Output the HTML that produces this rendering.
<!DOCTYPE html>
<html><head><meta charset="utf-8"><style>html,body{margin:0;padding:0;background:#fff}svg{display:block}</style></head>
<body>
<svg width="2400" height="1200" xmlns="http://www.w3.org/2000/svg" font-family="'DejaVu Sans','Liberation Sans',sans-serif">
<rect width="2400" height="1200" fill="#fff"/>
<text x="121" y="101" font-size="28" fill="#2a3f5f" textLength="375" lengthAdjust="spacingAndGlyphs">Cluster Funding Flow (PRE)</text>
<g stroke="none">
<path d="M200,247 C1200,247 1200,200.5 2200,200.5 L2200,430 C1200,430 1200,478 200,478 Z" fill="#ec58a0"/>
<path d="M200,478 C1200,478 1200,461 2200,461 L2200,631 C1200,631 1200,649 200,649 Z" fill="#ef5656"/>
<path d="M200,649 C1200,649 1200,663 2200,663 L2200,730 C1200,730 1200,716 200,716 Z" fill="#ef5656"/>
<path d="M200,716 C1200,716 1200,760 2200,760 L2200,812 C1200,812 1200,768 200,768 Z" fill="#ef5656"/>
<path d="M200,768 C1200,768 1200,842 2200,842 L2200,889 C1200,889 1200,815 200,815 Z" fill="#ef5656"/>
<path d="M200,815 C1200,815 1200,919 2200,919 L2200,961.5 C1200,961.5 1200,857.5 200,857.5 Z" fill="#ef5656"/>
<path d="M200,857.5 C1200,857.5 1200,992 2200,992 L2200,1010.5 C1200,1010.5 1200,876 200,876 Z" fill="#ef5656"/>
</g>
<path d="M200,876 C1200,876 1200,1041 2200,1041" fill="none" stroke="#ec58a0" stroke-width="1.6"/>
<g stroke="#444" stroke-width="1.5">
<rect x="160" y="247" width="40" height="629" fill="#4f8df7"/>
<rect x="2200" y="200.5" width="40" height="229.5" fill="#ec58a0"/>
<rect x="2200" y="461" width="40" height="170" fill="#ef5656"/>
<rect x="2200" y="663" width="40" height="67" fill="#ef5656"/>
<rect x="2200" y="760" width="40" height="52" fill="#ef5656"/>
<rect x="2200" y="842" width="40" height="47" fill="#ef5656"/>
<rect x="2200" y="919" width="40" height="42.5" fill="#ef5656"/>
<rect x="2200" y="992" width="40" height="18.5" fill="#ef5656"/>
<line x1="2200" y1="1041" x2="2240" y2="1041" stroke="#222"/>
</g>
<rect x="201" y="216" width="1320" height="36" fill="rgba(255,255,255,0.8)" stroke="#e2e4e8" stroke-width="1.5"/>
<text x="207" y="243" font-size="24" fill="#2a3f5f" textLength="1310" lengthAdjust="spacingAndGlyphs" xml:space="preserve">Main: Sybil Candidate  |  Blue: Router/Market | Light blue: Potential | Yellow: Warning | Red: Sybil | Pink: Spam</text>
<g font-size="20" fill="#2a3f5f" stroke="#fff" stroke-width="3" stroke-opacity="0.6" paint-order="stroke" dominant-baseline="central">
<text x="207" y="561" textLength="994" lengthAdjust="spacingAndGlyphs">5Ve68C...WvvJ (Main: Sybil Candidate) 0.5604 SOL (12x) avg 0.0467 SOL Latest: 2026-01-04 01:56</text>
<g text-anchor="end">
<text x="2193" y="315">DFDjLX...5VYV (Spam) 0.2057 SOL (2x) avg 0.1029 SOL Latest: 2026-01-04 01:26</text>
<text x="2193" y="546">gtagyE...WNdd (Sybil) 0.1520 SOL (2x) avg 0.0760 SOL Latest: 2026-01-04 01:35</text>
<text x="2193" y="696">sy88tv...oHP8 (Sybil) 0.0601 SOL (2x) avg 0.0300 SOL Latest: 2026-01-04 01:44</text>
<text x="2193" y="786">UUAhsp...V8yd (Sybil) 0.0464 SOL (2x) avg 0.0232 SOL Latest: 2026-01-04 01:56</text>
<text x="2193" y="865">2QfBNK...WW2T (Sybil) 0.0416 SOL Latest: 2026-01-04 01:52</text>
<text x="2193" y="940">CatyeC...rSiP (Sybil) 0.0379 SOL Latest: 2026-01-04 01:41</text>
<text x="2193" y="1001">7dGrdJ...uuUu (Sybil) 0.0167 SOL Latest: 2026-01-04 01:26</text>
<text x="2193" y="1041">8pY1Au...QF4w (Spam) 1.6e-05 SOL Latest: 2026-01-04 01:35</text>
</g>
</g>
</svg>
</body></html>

──────

WHAT IS REQUIRED → Reproduce the full listing exactly.

TASK OUTPUT →
Output the HTML that produces this rendering.
<!DOCTYPE html>
<html><head><meta charset="utf-8"><style>html,body{margin:0;padding:0;background:#fff}svg{display:block}</style></head>
<body>
<svg width="2400" height="1200" xmlns="http://www.w3.org/2000/svg" font-family="'DejaVu Sans','Liberation Sans',sans-serif">
<rect width="2400" height="1200" fill="#fff"/>
<text x="121" y="101" font-size="28" fill="#2a3f5f" textLength="375" lengthAdjust="spacingAndGlyphs">Cluster Funding Flow (PRE)</text>
<g stroke="none">
<path d="M200,247 C1200,247 1200,200.5 2200,200.5 L2200,430 C1200,430 1200,478 200,478 Z" fill="#ec58a0"/>
<path d="M200,478 C1200,478 1200,461 2200,461 L2200,631 C1200,631 1200,649 200,649 Z" fill="#ef5656"/>
<path d="M200,649 C1200,649 1200,663 2200,663 L2200,730 C1200,730 1200,716 200,716 Z" fill="#ef5656"/>
<path d="M200,716 C1200,716 1200,760 2200,760 L2200,812 C1200,812 1200,768 200,768 Z" fill="#ef5656"/>
<path d="M200,768 C1200,768 1200,842 2200,842 L2200,889 C1200,889 1200,815 200,815 Z" fill="#ef5656"/>
<path d="M200,815 C1200,815 1200,919 2200,919 L2200,961.5 C1200,961.5 1200,857.5 200,857.5 Z" fill="#ef5656"/>
<path d="M200,857.5 C1200,857.5 1200,992 2200,992 L2200,1010.5 C1200,1010.5 1200,876 200,876 Z" fill="#ef5656"/>
</g>
<path d="M200,876 C1200,876 1200,1041 2200,1041" fill="none" stroke="#ec58a0" stroke-width="1.6"/>
<g stroke="#444" stroke-width="1.5">
<rect x="160" y="247" width="40" height="629" fill="#4f8df7"/>
<rect x="2200" y="200.5" width="40" height="229.5" fill="#ec58a0"/>
<rect x="2200" y="461" width="40" height="170" fill="#ef5656"/>
<rect x="2200" y="663" width="40" height="67" fill="#ef5656"/>
<rect x="2200" y="760" width="40" height="52" fill="#ef5656"/>
<rect x="2200" y="842" width="40" height="47" fill="#ef5656"/>
<rect x="2200" y="919" width="40" height="42.5" fill="#ef5656"/>
<rect x="2200" y="992" width="40" height="18.5" fill="#ef5656"/>
<line x1="2200" y1="1041" x2="2240" y2="1041" stroke="#222"/>
</g>
<rect x="201" y="216" width="1320" height="36" fill="rgba(255,255,255,0.8)" stroke="#e2e4e8" stroke-width="1.5"/>
<text x="207" y="243" font-size="24" fill="#2a3f5f" textLength="1310" lengthAdjust="spacingAndGlyphs" xml:space="preserve">Main: Sybil Candidate  |  Blue: Router/Market | Light blue: Potential | Yellow: Warning | Red: Sybil | Pink: Spam</text>
<g font-size="20" fill="#2a3f5f" stroke="#fff" stroke-width="3" stroke-opacity="0.6" paint-order="stroke" dominant-baseline="central">
<text x="207" y="561" textLength="994" lengthAdjust="spacingAndGlyphs">5Ve68C...WvvJ (Main: Sybil Candidate) 0.5604 SOL (12x) avg 0.0467 SOL Latest: 2026-01-04 01:56</text>
<g text-anchor="end">
<text x="2193" y="315">DFDjLX...5VYV (Spam) 0.2057 SOL (2x) avg 0.1029 SOL Latest: 2026-01-04 01:26</text>
<text x="2193" y="546">gtagyE...WNdd (Sybil) 0.1520 SOL (2x) avg 0.0760 SOL Latest: 2026-01-04 01:35</text>
<text x="2193" y="696">sy88tv...oHP8 (Sybil) 0.0601 SOL (2x) avg 0.0300 SOL Latest: 2026-01-04 01:44</text>
<text x="2193" y="786">UUAhsp...V8yd (Sybil) 0.0464 SOL (2x) avg 0.0232 SOL Latest: 2026-01-04 01:56</text>
<text x="2193" y="865">2QfBNK...WW2T (Sybil) 0.0416 SOL Latest: 2026-01-04 01:52</text>
<text x="2193" y="940">CatyeC...rSiP (Sybil) 0.0379 SOL Latest: 2026-01-04 01:41</text>
<text x="2193" y="1001">7dGrdJ...uuUu (Sybil) 0.0167 SOL Latest: 2026-01-04 01:26</text>
<text x="2193" y="1041">8pY1Au...QF4w (Spam) 1.6e-05 SOL Latest: 2026-01-04 01:35</text>
</g>
</g>
</svg>
</body></html>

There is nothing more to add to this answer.